### Task statement
Repeat the listing word for word. No pictures belong in the copy.

### Dataset section
·····

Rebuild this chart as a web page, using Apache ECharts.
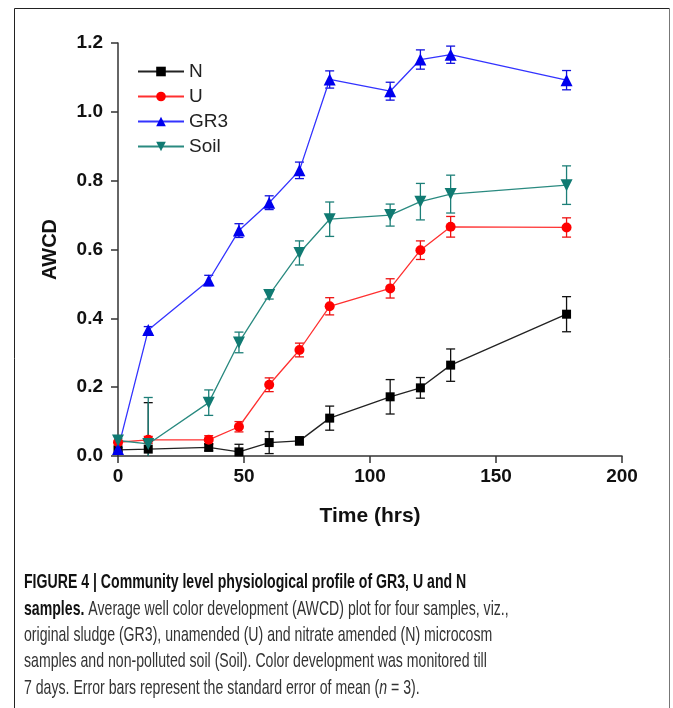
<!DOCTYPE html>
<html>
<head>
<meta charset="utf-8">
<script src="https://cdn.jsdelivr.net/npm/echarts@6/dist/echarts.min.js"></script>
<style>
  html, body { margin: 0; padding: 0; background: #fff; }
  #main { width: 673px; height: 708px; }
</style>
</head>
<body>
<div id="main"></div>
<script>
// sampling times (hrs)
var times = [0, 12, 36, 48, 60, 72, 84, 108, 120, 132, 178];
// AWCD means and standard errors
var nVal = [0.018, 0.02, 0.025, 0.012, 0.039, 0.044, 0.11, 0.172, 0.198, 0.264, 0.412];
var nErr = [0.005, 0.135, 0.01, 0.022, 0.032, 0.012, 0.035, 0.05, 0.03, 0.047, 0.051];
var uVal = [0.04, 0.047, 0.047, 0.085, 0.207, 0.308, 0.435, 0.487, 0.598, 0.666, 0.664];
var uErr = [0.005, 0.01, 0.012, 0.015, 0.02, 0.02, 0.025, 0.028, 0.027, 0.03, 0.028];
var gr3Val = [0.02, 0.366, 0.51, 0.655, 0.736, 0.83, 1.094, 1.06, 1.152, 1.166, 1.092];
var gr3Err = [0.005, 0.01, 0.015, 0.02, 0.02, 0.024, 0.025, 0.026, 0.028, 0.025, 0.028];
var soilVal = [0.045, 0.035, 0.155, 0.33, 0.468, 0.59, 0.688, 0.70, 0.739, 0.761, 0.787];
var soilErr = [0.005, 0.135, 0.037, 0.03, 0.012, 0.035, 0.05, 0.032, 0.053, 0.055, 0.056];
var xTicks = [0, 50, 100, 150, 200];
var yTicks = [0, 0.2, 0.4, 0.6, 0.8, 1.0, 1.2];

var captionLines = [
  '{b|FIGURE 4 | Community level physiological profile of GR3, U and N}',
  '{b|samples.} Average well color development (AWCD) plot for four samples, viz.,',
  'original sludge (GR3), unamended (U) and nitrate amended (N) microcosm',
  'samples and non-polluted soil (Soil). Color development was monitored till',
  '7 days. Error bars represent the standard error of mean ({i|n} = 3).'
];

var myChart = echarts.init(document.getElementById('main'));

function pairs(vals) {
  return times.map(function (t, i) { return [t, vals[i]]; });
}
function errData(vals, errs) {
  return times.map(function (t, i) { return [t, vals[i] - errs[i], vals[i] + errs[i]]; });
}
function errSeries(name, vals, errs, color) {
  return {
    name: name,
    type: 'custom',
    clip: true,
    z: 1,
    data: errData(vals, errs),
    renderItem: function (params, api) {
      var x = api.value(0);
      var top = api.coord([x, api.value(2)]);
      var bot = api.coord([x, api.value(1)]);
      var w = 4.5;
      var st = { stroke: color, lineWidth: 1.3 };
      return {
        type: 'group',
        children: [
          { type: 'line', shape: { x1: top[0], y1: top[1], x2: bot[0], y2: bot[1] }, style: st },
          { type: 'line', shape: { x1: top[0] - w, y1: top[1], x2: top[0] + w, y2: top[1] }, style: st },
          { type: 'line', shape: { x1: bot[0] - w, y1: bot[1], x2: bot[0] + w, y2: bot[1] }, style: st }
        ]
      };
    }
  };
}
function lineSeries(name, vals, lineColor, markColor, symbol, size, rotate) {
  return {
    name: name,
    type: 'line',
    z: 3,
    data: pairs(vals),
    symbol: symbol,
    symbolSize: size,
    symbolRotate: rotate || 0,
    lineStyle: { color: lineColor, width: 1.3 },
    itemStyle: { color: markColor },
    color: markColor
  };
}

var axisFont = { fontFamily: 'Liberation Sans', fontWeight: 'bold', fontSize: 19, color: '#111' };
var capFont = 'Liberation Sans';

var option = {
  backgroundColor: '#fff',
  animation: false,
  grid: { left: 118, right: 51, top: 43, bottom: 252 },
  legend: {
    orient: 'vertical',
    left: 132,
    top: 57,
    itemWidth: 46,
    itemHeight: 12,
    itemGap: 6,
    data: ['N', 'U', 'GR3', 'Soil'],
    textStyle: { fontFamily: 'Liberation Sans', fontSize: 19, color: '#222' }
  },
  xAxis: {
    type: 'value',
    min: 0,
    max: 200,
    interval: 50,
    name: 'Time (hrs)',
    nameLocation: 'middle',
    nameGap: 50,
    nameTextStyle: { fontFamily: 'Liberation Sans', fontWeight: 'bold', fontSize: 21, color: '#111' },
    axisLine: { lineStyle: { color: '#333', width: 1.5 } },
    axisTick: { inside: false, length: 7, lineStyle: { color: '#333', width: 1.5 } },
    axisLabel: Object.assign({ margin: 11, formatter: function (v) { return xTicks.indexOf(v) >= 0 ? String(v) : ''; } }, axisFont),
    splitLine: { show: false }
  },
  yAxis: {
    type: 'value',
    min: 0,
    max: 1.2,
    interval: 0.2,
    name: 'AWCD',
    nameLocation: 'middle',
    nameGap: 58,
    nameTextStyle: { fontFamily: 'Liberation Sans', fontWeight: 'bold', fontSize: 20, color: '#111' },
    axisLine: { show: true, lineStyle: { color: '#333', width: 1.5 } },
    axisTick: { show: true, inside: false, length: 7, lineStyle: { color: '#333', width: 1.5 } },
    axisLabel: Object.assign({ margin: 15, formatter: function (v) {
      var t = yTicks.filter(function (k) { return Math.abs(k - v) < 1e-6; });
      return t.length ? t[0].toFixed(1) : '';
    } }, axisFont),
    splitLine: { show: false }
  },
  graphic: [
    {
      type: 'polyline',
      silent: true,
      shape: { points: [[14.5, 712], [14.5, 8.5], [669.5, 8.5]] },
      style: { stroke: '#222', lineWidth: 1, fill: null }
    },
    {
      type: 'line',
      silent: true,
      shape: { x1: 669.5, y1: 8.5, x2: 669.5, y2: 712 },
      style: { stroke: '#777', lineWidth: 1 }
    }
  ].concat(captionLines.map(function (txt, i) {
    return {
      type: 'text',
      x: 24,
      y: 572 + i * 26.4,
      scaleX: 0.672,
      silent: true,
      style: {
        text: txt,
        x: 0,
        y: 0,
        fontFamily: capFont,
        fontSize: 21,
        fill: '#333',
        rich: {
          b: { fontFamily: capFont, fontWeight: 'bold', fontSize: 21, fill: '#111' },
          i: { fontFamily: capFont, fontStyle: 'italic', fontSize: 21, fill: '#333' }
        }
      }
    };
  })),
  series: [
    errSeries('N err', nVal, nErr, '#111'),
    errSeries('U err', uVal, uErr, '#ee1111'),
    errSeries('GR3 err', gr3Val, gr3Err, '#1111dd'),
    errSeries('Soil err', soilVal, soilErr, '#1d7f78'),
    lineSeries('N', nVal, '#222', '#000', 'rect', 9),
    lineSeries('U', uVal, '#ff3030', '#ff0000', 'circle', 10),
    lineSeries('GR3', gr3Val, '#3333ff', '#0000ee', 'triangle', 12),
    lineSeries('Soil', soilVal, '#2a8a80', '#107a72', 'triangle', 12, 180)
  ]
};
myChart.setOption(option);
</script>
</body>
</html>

·····

### Right answer
Rebuild this chart as a web page, using Apache ECharts.
<!DOCTYPE html>
<html>
<head>
<meta charset="utf-8">
<script src="https://cdn.jsdelivr.net/npm/echarts@6/dist/echarts.min.js"></script>
<style>
  html, body { margin: 0; padding: 0; background: #fff; }
  #main { width: 673px; height: 708px; }
</style>
</head>
<body>
<div id="main"></div>
<script>
// sampling times (hrs)
var times = [0, 12, 36, 48, 60, 72, 84, 108, 120, 132, 178];
// AWCD means and standard errors
var nVal = [0.018, 0.02, 0.025, 0.012, 0.039, 0.044, 0.11, 0.172, 0.198, 0.264, 0.412];
var nErr = [0.005, 0.135, 0.01, 0.022, 0.032, 0.012, 0.035, 0.05, 0.03, 0.047, 0.051];
var uVal = [0.04, 0.047, 0.047, 0.085, 0.207, 0.308, 0.435, 0.487, 0.598, 0.666, 0.664];
var uErr = [0.005, 0.01, 0.012, 0.015, 0.02, 0.02, 0.025, 0.028, 0.027, 0.03, 0.028];
var gr3Val = [0.02, 0.366, 0.51, 0.655, 0.736, 0.83, 1.094, 1.06, 1.152, 1.166, 1.092];
var gr3Err = [0.005, 0.01, 0.015, 0.02, 0.02, 0.024, 0.025, 0.026, 0.028, 0.025, 0.028];
var soilVal = [0.045, 0.035, 0.155, 0.33, 0.468, 0.59, 0.688, 0.70, 0.739, 0.761, 0.787];
var soilErr = [0.005, 0.135, 0.037, 0.03, 0.012, 0.035, 0.05, 0.032, 0.053, 0.055, 0.056];
var xTicks = [0, 50, 100, 150, 200];
var yTicks = [0, 0.2, 0.4, 0.6, 0.8, 1.0, 1.2];

var captionLines = [
  '{b|FIGURE 4 | Community level physiological profile of GR3, U and N}',
  '{b|samples.} Average well color development (AWCD) plot for four samples, viz.,',
  'original sludge (GR3), unamended (U) and nitrate amended (N) microcosm',
  'samples and non-polluted soil (Soil). Color development was monitored till',
  '7 days. Error bars represent the standard error of mean ({i|n} = 3).'
];

var myChart = echarts.init(document.getElementById('main'));

function pairs(vals) {
  return times.map(function (t, i) { return [t, vals[i]]; });
}
function errData(vals, errs) {
  return times.map(function (t, i) { return [t, vals[i] - errs[i], vals[i] + errs[i]]; });
}
function errSeries(name, vals, errs, color) {
  return {
    name: name,
    type: 'custom',
    clip: true,
    z: 1,
    data: errData(vals, errs),
    renderItem: function (params, api) {
      var x = api.value(0);
      var top = api.coord([x, api.value(2)]);
      var bot = api.coord([x, api.value(1)]);
      var w = 4.5;
      var st = { stroke: color, lineWidth: 1.3 };
      return {
        type: 'group',
        children: [
          { type: 'line', shape: { x1: top[0], y1: top[1], x2: bot[0], y2: bot[1] }, style: st },
          { type: 'line', shape: { x1: top[0] - w, y1: top[1], x2: top[0] + w, y2: top[1] }, style: st },
          { type: 'line', shape: { x1: bot[0] - w, y1: bot[1], x2: bot[0] + w, y2: bot[1] }, style: st }
        ]
      };
    }
  };
}
function lineSeries(name, vals, lineColor, markColor, symbol, size, rotate) {
  return {
    name: name,
    type: 'line',
    z: 3,
    data: pairs(vals),
    symbol: symbol,
    symbolSize: size,
    symbolRotate: rotate || 0,
    lineStyle: { color: lineColor, width: 1.3 },
    itemStyle: { color: markColor },
    color: markColor
  };
}

var axisFont = { fontFamily: 'Liberation Sans', fontWeight: 'bold', fontSize: 19, color: '#111' };
var capFont = 'Liberation Sans';

var option = {
  backgroundColor: '#fff',
  animation: false,
  grid: { left: 118, right: 51, top: 43, bottom: 252 },
  legend: {
    orient: 'vertical',
    left: 132,
    top: 57,
    itemWidth: 46,
    itemHeight: 12,
    itemGap: 6,
    data: ['N', 'U', 'GR3', 'Soil'],
    textStyle: { fontFamily: 'Liberation Sans', fontSize: 19, color: '#222' }
  },
  xAxis: {
    type: 'value',
    min: 0,
    max: 200,
    interval: 50,
    name: 'Time (hrs)',
    nameLocation: 'middle',
    nameGap: 50,
    nameTextStyle: { fontFamily: 'Liberation Sans', fontWeight: 'bold', fontSize: 21, color: '#111' },
    axisLine: { lineStyle: { color: '#333', width: 1.5 } },
    axisTick: { inside: false, length: 7, lineStyle: { color: '#333', width: 1.5 } },
    axisLabel: Object.assign({ margin: 11, formatter: function (v) { return xTicks.indexOf(v) >= 0 ? String(v) : ''; } }, axisFont),
    splitLine: { show: false }
  },
  yAxis: {
    type: 'value',
    min: 0,
    max: 1.2,
    interval: 0.2,
    name: 'AWCD',
    nameLocation: 'middle',
    nameGap: 58,
    nameTextStyle: { fontFamily: 'Liberation Sans', fontWeight: 'bold', fontSize: 20, color: '#111' },
    axisLine: { show: true, lineStyle: { color: '#333', width: 1.5 } },
    axisTick: { show: true, inside: false, length: 7, lineStyle: { color: '#333', width: 1.5 } },
    axisLabel: Object.assign({ margin: 15, formatter: function (v) {
      var t = yTicks.filter(function (k) { return Math.abs(k - v) < 1e-6; });
      return t.length ? t[0].toFixed(1) : '';
    } }, axisFont),
    splitLine: { show: false }
  },
  graphic: [
    {
      type: 'polyline',
      silent: true,
      shape: { points: [[14.5, 712], [14.5, 8.5], [669.5, 8.5]] },
      style: { stroke: '#222', lineWidth: 1, fill: null }
    },
    {
      type: 'line',
      silent: true,
      shape: { x1: 669.5, y1: 8.5, x2: 669.5, y2: 712 },
      style: { stroke: '#777', lineWidth: 1 }
    }
  ].concat(captionLines.map(function (txt, i) {
    return {
      type: 'text',
      x: 24,
      y: 572 + i * 26.4,
      scaleX: 0.672,
      silent: true,
      style: {
        text: txt,
        x: 0,
        y: 0,
        fontFamily: capFont,
        fontSize: 21,
        fill: '#333',
        rich: {
          b: { fontFamily: capFont, fontWeight: 'bold', fontSize: 21, fill: '#111' },
          i: { fontFamily: capFont, fontStyle: 'italic', fontSize: 21, fill: '#333' }
        }
      }
    };
  })),
  series: [
    errSeries('N err', nVal, nErr, '#111'),
    errSeries('U err', uVal, uErr, '#ee1111'),
    errSeries('GR3 err', gr3Val, gr3Err, '#1111dd'),
    errSeries('Soil err', soilVal, soilErr, '#1d7f78'),
    lineSeries('N', nVal, '#222', '#000', 'rect', 9),
    lineSeries('U', uVal, '#ff3030', '#ff0000', 'circle', 10),
    lineSeries('GR3', gr3Val, '#3333ff', '#0000ee', 'triangle', 12),
    lineSeries('Soil', soilVal, '#2a8a80', '#107a72', 'triangle', 12, 180)
  ]
};
myChart.setOption(option);
</script>
</body>
</html>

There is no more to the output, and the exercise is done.